╔══

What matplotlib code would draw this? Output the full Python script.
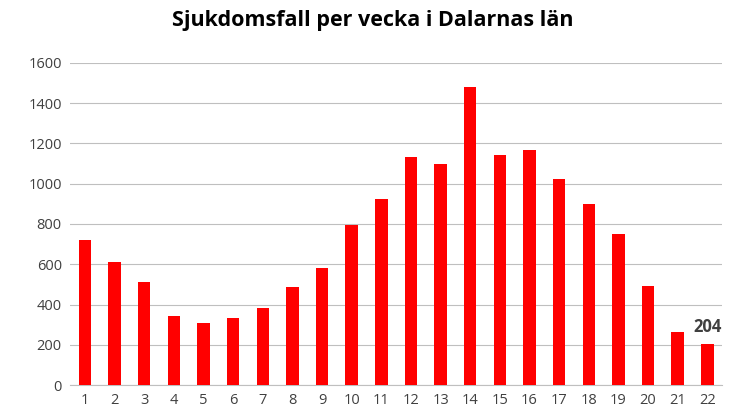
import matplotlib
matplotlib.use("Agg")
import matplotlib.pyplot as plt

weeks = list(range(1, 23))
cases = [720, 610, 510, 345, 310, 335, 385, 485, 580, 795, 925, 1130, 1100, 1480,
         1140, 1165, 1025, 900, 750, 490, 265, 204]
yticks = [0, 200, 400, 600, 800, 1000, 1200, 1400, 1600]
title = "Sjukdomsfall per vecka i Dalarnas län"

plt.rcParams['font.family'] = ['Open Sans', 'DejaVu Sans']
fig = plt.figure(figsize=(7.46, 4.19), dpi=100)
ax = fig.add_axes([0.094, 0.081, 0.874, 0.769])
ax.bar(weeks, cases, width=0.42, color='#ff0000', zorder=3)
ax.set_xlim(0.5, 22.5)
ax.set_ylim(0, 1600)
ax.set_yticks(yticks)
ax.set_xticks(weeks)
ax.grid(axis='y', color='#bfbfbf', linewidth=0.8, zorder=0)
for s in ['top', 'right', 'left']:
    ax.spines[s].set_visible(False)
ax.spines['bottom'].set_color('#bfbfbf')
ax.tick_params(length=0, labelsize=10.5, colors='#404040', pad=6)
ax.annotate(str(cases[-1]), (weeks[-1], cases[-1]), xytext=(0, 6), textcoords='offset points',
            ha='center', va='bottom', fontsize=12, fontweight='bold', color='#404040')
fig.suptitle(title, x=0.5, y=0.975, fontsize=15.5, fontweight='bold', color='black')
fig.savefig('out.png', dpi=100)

╚══

> WORK TO COMPLETE:
Leave out the pictures. Transcribe only the lines above, from the first through the one that contains "per vecka i".

> FULL SOLUTION:
What matplotlib code would draw this? Output the full Python script.
import matplotlib
matplotlib.use("Agg")
import matplotlib.pyplot as plt

weeks = list(range(1, 23))
cases = [720, 610, 510, 345, 310, 335, 385, 485, 580, 795, 925, 1130, 1100, 1480,
         1140, 1165, 1025, 900, 750, 490, 265, 204]
yticks = [0, 200, 400, 600, 800, 1000, 1200, 1400, 1600]
title = "Sjukdomsfall per vecka i Dalarnas län"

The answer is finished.